## Tag Archives: Basic factorization tricks

### Some non trivial factorization examples

I hope to give you a flavour of some non-trivial factorization examples using the following identity:

$a^{3}+b^{3}+c^{3}-3abc = (a+b+c)(a^{2}+b^{2}+c^{2}-ab -bc-ca)$ Example 1. Let n be a positive integer. Factorize

$3^{3^{n}}(3^{3^{n}}+1) +3^{3^{n}+1}-1$

Solution. Observe that

$3^{3^{n}}(3^{3^{n}}+1) +3^{3^{n}+1}-1 = a^{3}+b^{3}+c^{3}-3abc$ where $a=3^{3^{n-1}}$, $b=9^{3^{n-1}}$, and $c=-1$.

Thus, using the above factorization identity, we get the following factorization:

$(3^{3^{n-1}}+9^{3^{n-1}}-1)(9^{3^{n-1}}+81^{3^{n-1}}+1-27^{3^{n-1}}+3^{3^{n-1}}+9^{3^{n-1}})$

Example 2. Let a, b, c be distinct positive integers and let k be a positive integer such that $ab+bc+ca \geq 3k^{2}-1$.

Prove that $(1/3)(a^{3}+b^{3}+c^{3})-abc \geq 3k$.

Solution. The desired inequality is equivalent to

$a^{3}+b^{3}+c^{3}-3abc \geq 9k$.

Suppose without loss of generality, that $a>b>c$.

Then, since a, b, and c are distinct positive integers, we $a-b \geq 1$, and

$(b-c) \geq 1$ and $a-c \geq 2$.

It follows that $a^{2}+b^{2}+c^{2}-ab-bc-ca = (1/2)((a-b)^{2}+(b-c)^{2}+(c-a)^{2}) \geq (1/2)(1+1+4)=3$

We obtain

$a^{3}+b^{3}+c^{3}-3abc = (a+b+c)(a^{2}+b^{2}+c^{2}-ab-bc-ca) \geq 3(a+b+c)$ so it suffices to prove that $3(a+b+c) \geq 9k$ or $(a+b+c) \geq 3k$

But, $(a+b+c)^{2}=a^{2}+b^{2}+c^{2}+2ab+2bc+2ca = a^{2}+b^{2}+c^{2} - ab -bc- ca +3(ab+bc+ca) \geq 3+3(3k^{2}-1) = 9k^{2}$,

and the conclusion follows.

More later… Nalin

### Factorization uses and tricks

One of the first concepts of elementary algebra is factorization. Apart from its intrinsic use in Math itself, it is applied in several areas like pole-placement method in Control System Design and design of digital filters for use in digital communications, the latter being the foundation stone of IT. Another use is in error control coding which is used in wireless/mobile/cellular communications. One of the trickiest uses of factorization is in Trigonometry, which of course, has countless applications. Let me present to you some tricks, which are not so obvious in factorizing complicated algebraic expressions.
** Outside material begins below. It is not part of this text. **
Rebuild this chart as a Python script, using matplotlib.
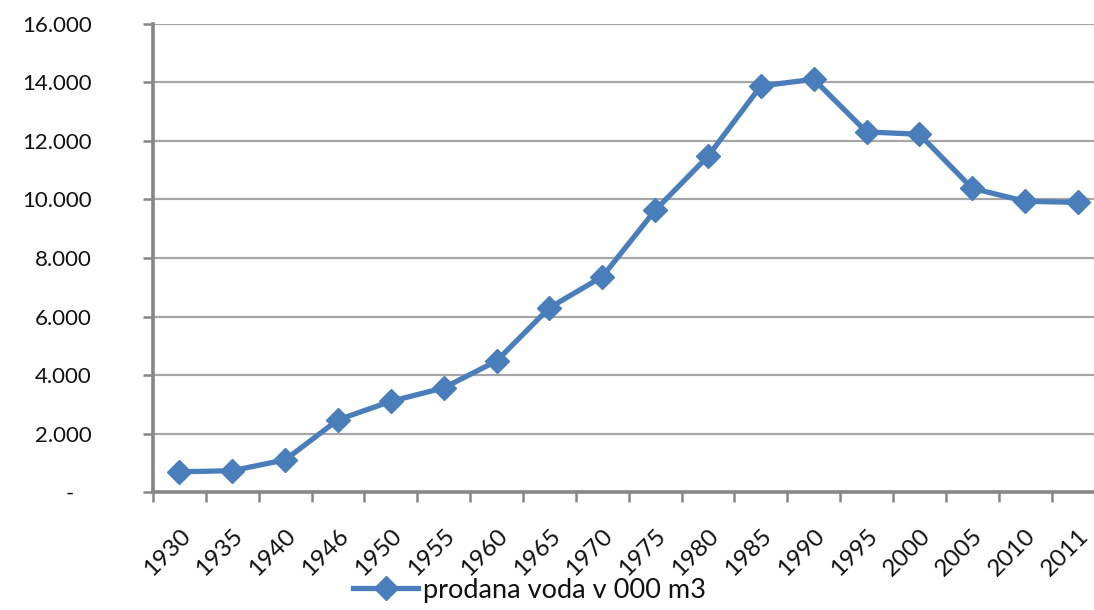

1) Factorization by guessing! Solve the equation $x^{3}-3x^{2}-6x+16=0$.

Solution: The product of the coefficient of highest degree term and constant is 16. So, think of the factors of 16. You will see that the LHS vanishes when $x=2$. (We have used the factor theorem here).

Hence, $x=2$ is one root of the equation and corresponding to this root, we have a factor $x-2$.

The equation may now be written $x^{2}(x-2)-x(x-2)-8(x-2)=0$ or $(x^{2}-x-8)(x-2)=0$

Removing the factor $x-2$, we have $x^{2}-x-8=0$

hence, the three roots of the above cubic $x = 0.5(1+\sqrt{33}$ or $x = 0.5(1-\sqrt{33})$ or $x=2$.

Moral of the story: Guessing the factor reduces the degree of the equation. There will be some trials and errors though.

2) The Method of Undetermined Coefficients:

Resolve into two factors: $2a^{2}x^{2} - 2(3b-4c)(b-c)y^{2}+abxy$

Solution: This equation might seem not factorizable, at first sight, as the *middle term* involves no *c*. (Note: a, b, and c are parameters, and the variables are x and y). Also, the brute force technique for using the formula method for quadratics is way too cumbersome. So, let’s give a shot to it using the method of undetermined coefficients.

Let $2a^{2}x^{2} - 2(3b-4c)(b-c)y^{2}+abxy=(Px+Qy)(Mx+Ny)$

Hence, equating like coefficients, $PM=2a^{2}$, $NQ= -2(3b-4c)(b-c)$, $MQ+NP=ab$.

Again, you have to guess!

Let’s try: let $N=2(b-c)$, $Q=-(3b-4c)$, $M=a$, $P=2a$

We need to check: $MQ+NP=-a(3b-4c)+2(b-c)(2a)=ab$ Bingo:-)

So, the factors are $(ax+2(b-c)y)(2ax-y(3b-4c))$

3) An important factorization identity is:

$a^{3}+b^{3}+c^{3}-3abc=(a+b+c)(a^{2}+b^{2}+c^{2}-ab-bc-ca)$

Would you like to try proving this?(It is not so easy!)

More later, — Nalin